Foremost, though, is the Nietzschian concept that freedom is never free -- there are costs; personal, societal, and spiritual. To continue that sense of freedom, one must be constantly vigilant and in danger of losing that freedom, for the moment the individual gasps a sigh of relief and feels "free" from contemplating freedom, tyranny will ensue. He believed that it was the internal cost that contained value. This, however, still presents a problem for Nietzsche, in that he must find a way to connect the objective -- the rose is beautiful, with the "idea" of beauty (essence). Thus, the idea of freedom and the objective reality of freedom are dependent upon the manner in which the individual perceives their own path towards such a concept. Remembering that Nietzsche lived while monarchs still reigned, his view of freedom from a political and cultural paradigm was heavily influenced by Bismarckian politics, which were anything but democratic and "free." Instead, likely opting out of the tradition of Hobbes, people are born into a state in which they cannot be initially free since they are barbarian and must be controlled (Nietzsche, 1982, 224-8).

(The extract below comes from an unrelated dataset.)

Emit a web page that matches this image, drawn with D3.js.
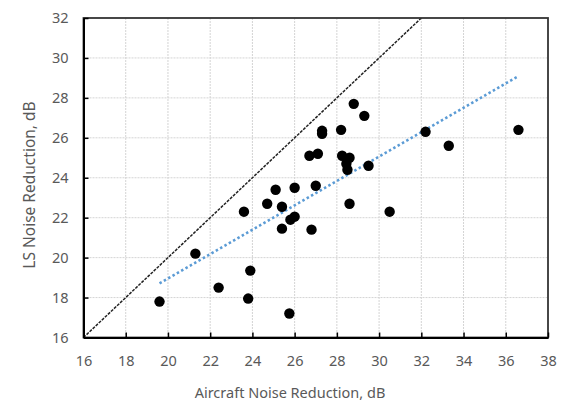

Now, extrapolating this idea further, we find that for Nietzsche, free will is thus synonymous with freedom. Freedom, the decision made by the individual for the individual, has a result. It has two parts -- the idea and will to make the decision and the follow through to make the decision important and something worthwhile. However, along with the ability to be free, the ability to think, and the ability to actualize, comes the responsibility for the same -- to society (e.g. one's fellow beings), but mostly to oneself. After all, who if not the self would both benefit and suffer if the journey towards freedom were not to materialize? While Nietzsche simultaneously believes that on one is completely responsible for the external forces that engage our lives, there are always issues internally that change one's role and accentuate the idea of self- or persona responsibility (Reginster, 2006, 195-7).
What then, are we as humans to do in order to live a happier, more productive life in which we can genuinely move in the direction of actualization? One idea is to learn from the past, to explore the fundamental human values since humans have been able to conceptualize the abstract, and take comfort in the Aristotelian view that "Happiness comes in the journey, not the destination." This is the view of the grand historical tradition of philosophy in the Death of God and the Meaning of Life, in which the question of not only actualization, but the entire reason for being is examined. Certainly, no past philosopher has been able to conclusively link the human condition with an actuality of being to the point of a positive proof. Instead, different approaches to humanity, and our continual struggle, have had various degrees of philosophical success. Is there one right answer for everyone? Likely not, but are there some maxims that can make the world a more enjoyable place to embark upon a journey of continual learning, intellectual and emotional joy, and moments of profound understanding and juxtaposition with the universe? Yes, it seems as if there are those moments. Looking at the process of life, one is cautioned to attempt to refrain from using external modes of control to define oneself, of allowing cultural mechanisms to overcome one's basic instincts for greatness, and, "to be any kind of a person, one's life must have a unity to it, the continuity and coherence which comes from constructing one's life as a work of art" (Young, 2003, 117).